Wolfie, and the Coat and Hat.
(Kindercore)

A couple of years ago, Wolfie was a young band -- a group of teenagers, really -- that played lots of gigs in the Midwest and composed punky tunes that were cute and loaded with talent, yet not very emotionally or intellectually revealing. The songs were assembled from jumbled synthesizer parts, an energetic rhythm section, three basic, distorted chords and some "la-la, here we go"-style lyrics.
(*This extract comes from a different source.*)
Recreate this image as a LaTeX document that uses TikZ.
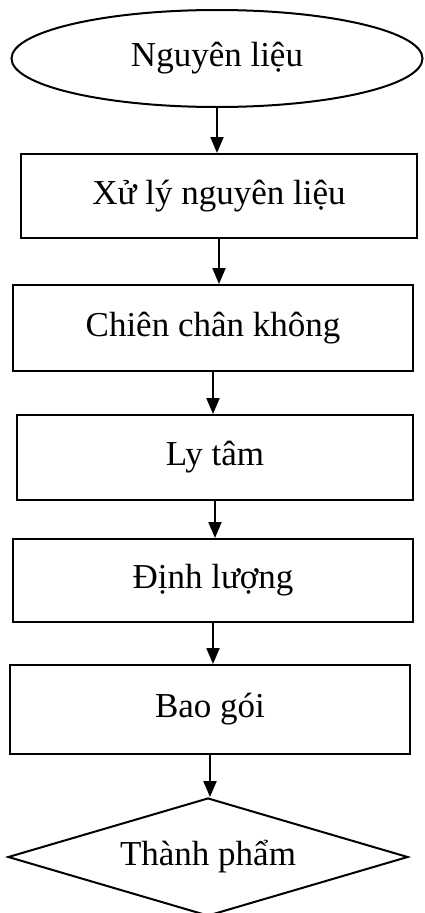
\documentclass[tikz,border=0pt]{standalone}
\usepackage{fontspec}
\setmainfont{Liberation Serif}
\usetikzlibrary{shapes.geometric,arrows.meta}
\begin{document}
\begin{tikzpicture}[x=1pt,y=1pt,
  every node/.style={font=\fontsize{35}{40}\selectfont, inner sep=0pt, line width=2pt, draw=black},
  stepbox/.style={rectangle, minimum width=400pt},
  flow/.style={line width=2pt, -{Triangle[width=13pt,length=16pt]}}]
\useasboundingbox (0,0) rectangle (424,-913);
\fill[white] (0,0) rectangle (424,-913);
\node[ellipse, minimum width=411pt, minimum height=97pt] (e) at (217,-58.5) {Nguyên liệu};
\node[stepbox, minimum width=396pt, minimum height=84pt] (b1) at (219,-196) {Xử lý nguyên liệu};
\node[stepbox, minimum height=86pt] (b2) at (213,-328) {Chiên chân không};
\node[stepbox, minimum width=396pt, minimum height=85pt] (b3) at (215,-457.5) {Ly tâm};
\node[stepbox, minimum height=83pt] (b4) at (213,-580.5) {Định lượng};
\node[stepbox, minimum height=89pt] (b5) at (210,-709.5) {Bao gói};
\node[diamond, aspect=3.4, minimum width=400pt, minimum height=118pt] (d) at (208,-857) {Thành phẩm};
\draw[flow] (e.south) -- (e.south |- b1.north);
\draw[flow] (b1.south) -- (b1.south |- b2.north);
\draw[flow] (b2.south) -- (b2.south |- b3.north);
\draw[flow] (b3.south) -- (b3.south |- b4.north);
\draw[flow] (b4.south) -- (b4.south |- b5.north);
\draw[flow] (b5.south) -- (b5.south |- d.north);
\end{tikzpicture}
\end{document}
Now a bit older, the Champaign, Illinois, quartet -- composed of Mike Downey, guitar and vocals; Joe Ziemba, guitar, bass and vocals; Amanda Lyons, organ, piano and vocals; and RJ Porter, drums -- has produced an EP that is lyrically earnest and articulate, with a more refined mix of '60s AM radio pop and only a smattering of the punk power chords that were previously its trademark.

Throughout Wolfie, and the Coat and Hat., the bandmembers display a confidence -- and a youthful pride -- missing from last year's Awful Mess Mystery. The first track, "They Call Me Leaves," again finds Wolfie indulging in Pixies-esque guitar work, augmented this time by simpler progressions and steady beats reminiscent of the Zombies. The tune also displays Ziemba's lyrical growth: It's about a young man -- "They all call me Leaves, that's me," he sings -- who sits "all alone on top of my bushy olive tree/That is just like the one my dad climbed as a kid" when confronted with life's problems. "The All Good People," is a tongue-in-cheek knock on the I'm-poor-but-happy-and-ain't-life-grand, patchouli-wearing set: "The all good people/They see a light/Dance 'cause you think that you should." Wolfie sheds all vestiges of punk in favor of pseudo-folk on "Rachel Carson," a Norwegian Wood-style narrative about a girl trying to keep a friend from passing out in her bed.

On previous efforts, Lyons's sporadic organ interludes sounded like a church lady invited to rock out with the kids in the garage band; here, they're a rhythmic component that the melodies rely on. Compounded by generally tighter playing and more focused lyrics, her progressions indicate that Wolfie is almostall grown up and ready to howl.